“Ci vuole coraggio per essere un artista, e la maggior parte delle persone non considera questo aspetto” – afferma. “Questo è un periodo in cui tutti sono interessati solo all’intrattenimento. E’ una situazione molto triste perché ci sono molte cose che dobbiamo fare se vogliamo sopravvivere”.
Ed entra in campo l’attivismo: “L’arte per me è un modo di mostrare alle persone modi di pensare. Alcuni credono che l’arte sia come una bella carta da parati da vendere, ma io ho sempre pensato che l’arte abbia a che fare con l’attivismo“.
Inizialmente derisa, l’espressione artistica di Yoko Ono e la sua lotta per la pace furono compresi molto tardi. Il suo era infatti un lavoro diverso da quello di molti altri artisti, un lavoro che lei dice fortemente influenzato dalla cultura giapponese, dalla cerimonia del tè, alla disposizione dei fiori, all’educazione militare, fino allo scoppio della bomba atomica su Hiroshima. “Non voglio vedere che accada di nuovo” – dichiara ricordando che in quel periodo si trovava proprio in Giappone.
L’attivismo può assumere molte forme, spiega, e sposare molte cause, come la pace nel mondo, la tutela dell’ambiente, il controllo delle armi, le questioni sociali, dal femminismo ai matrimoni tra persone dello stesso sesso.

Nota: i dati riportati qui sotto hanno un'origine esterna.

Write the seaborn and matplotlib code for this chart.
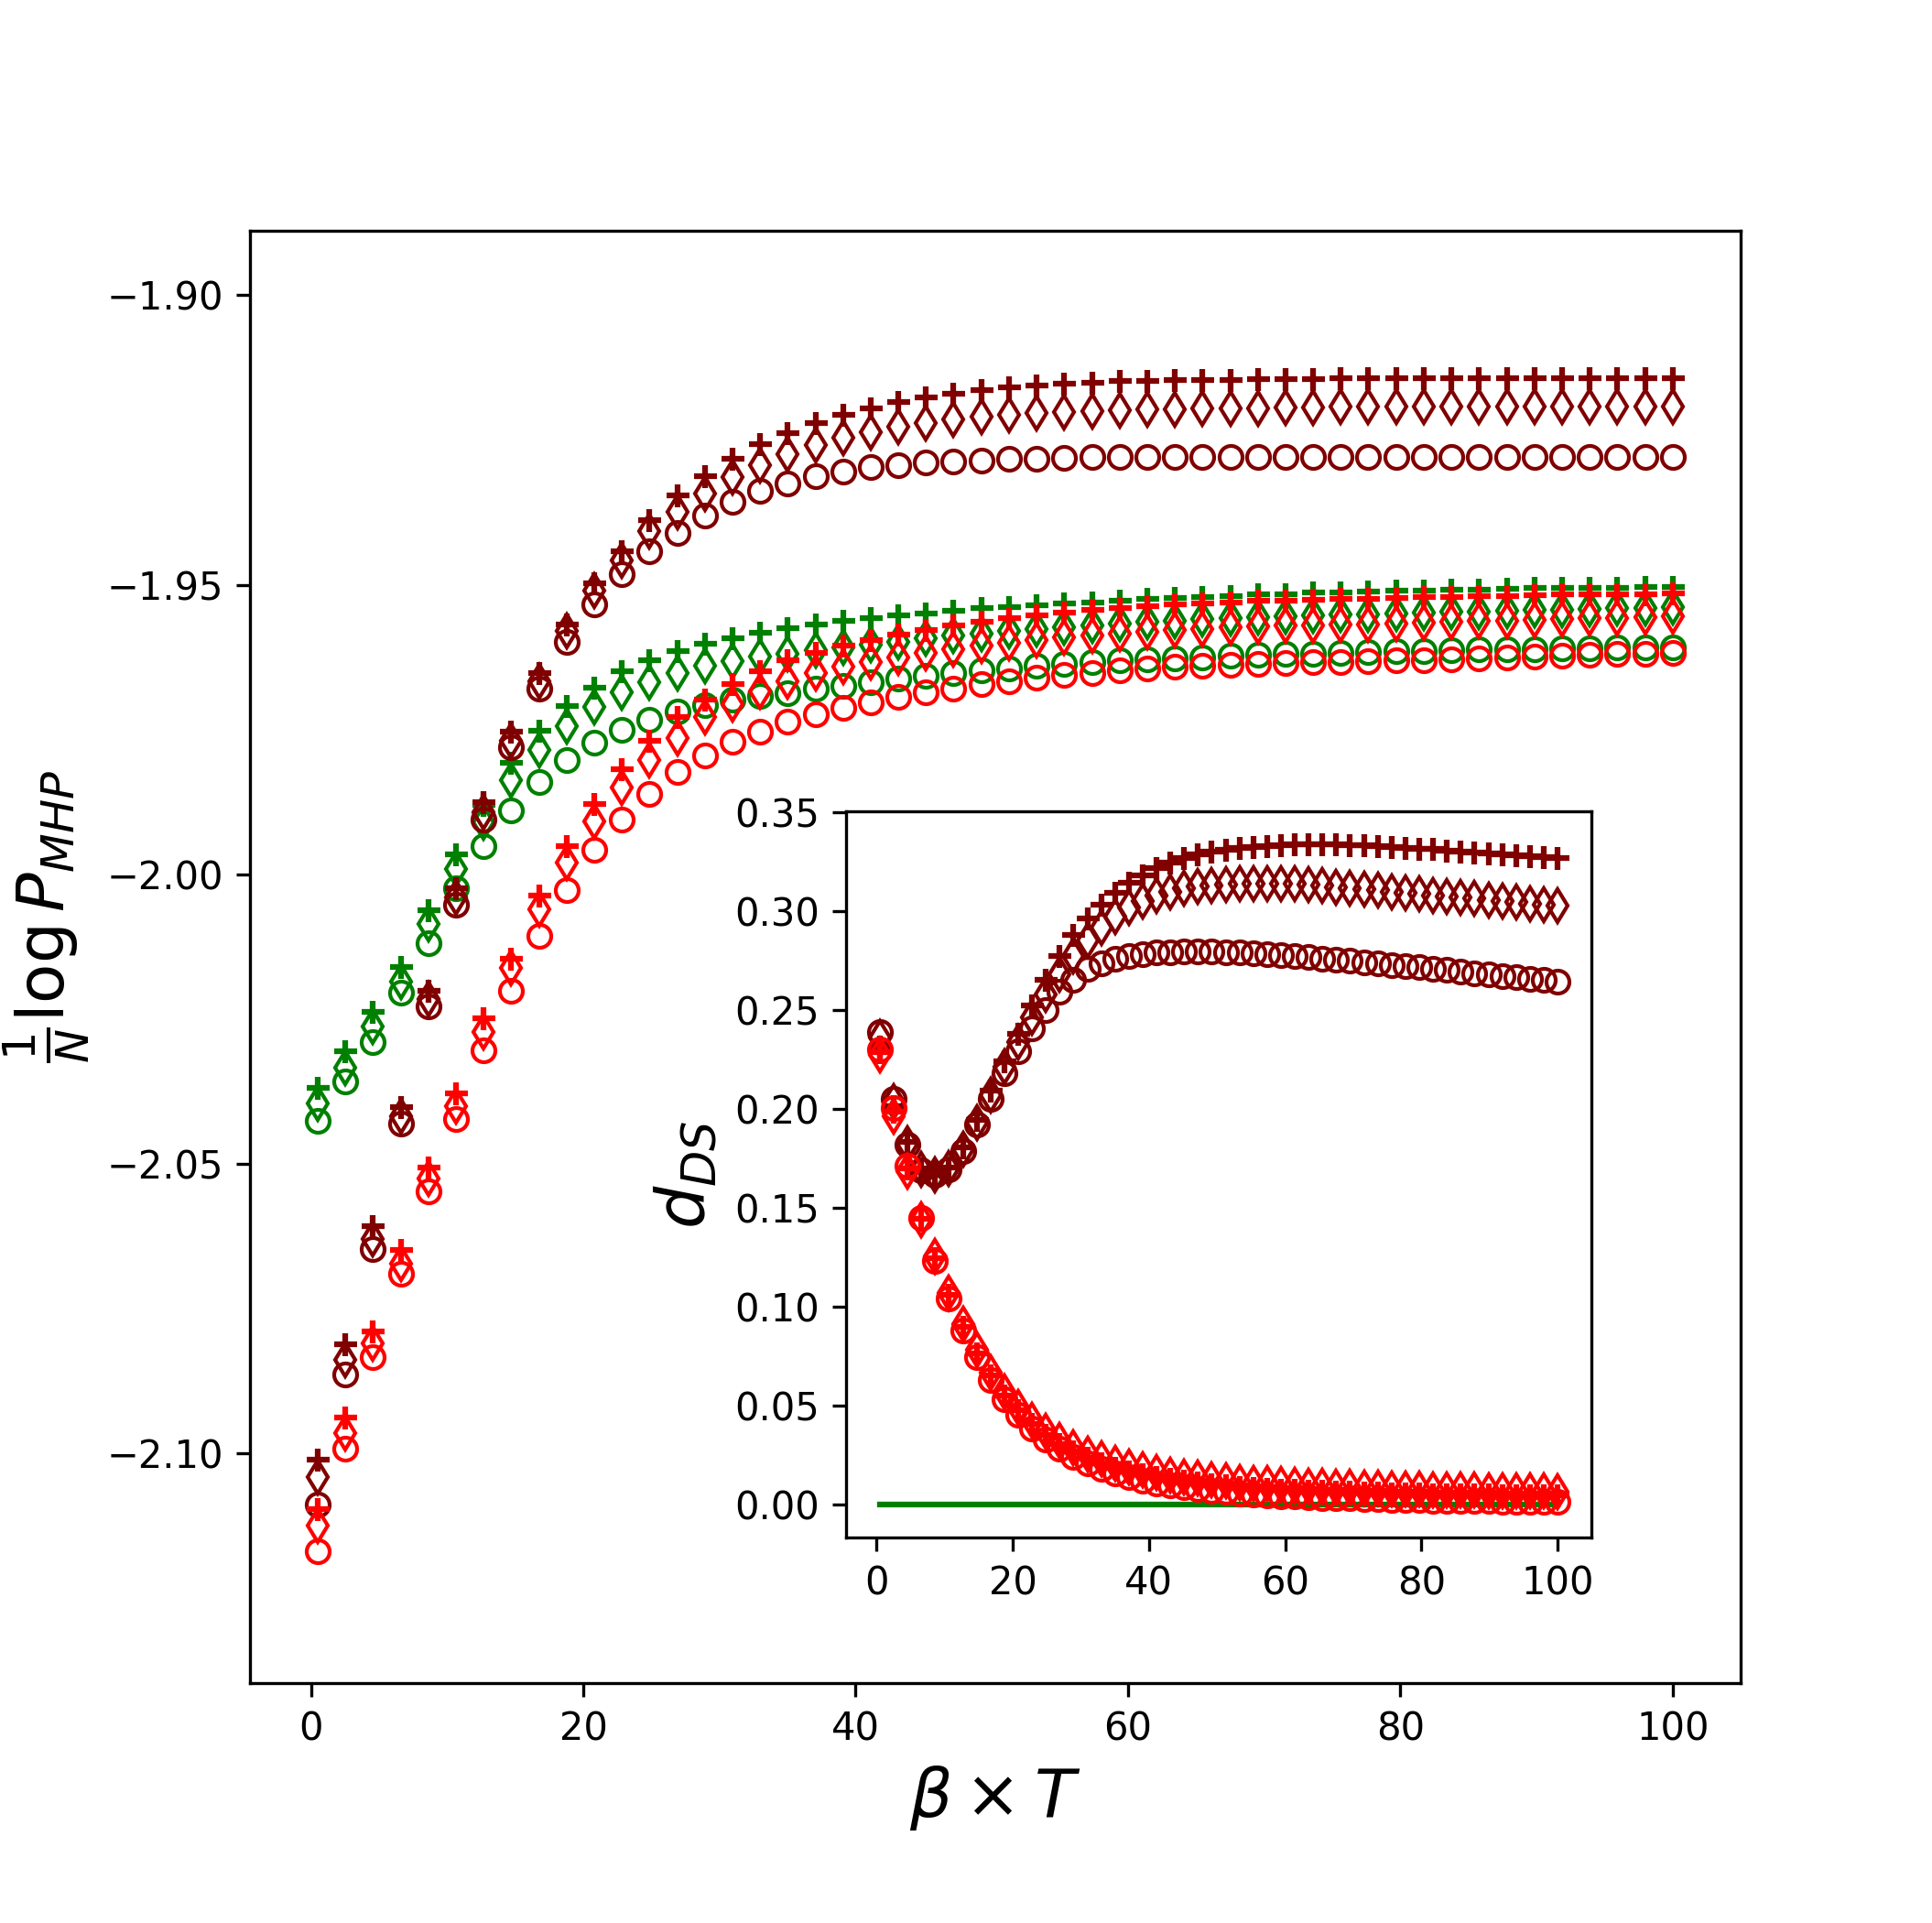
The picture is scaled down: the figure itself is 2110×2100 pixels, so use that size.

Lottare per queste cause può essere un utopia, un sogno. Ma se un sogno lo si sogna tutti insieme, può diventare realtà – scriveva nela so libro del 1962.
E se ne 1971 sognare una sua mostra al MoMA appariva ridicolo, oggi che il desiderio si è avverato, Yoko Ono afferma: “Se si decide di fare qualcosa, si farà, anche se potrebbe volerci molto tempo”. E tornando sul tema della pace conclude: “Non mi piace usare la parola ‘ottimista’, perché suona falsa, ma penso che siamo davvero sulla strada della pace nel mondo”.
La mostra al MoMA sarà visitabile fino al 7 settembre.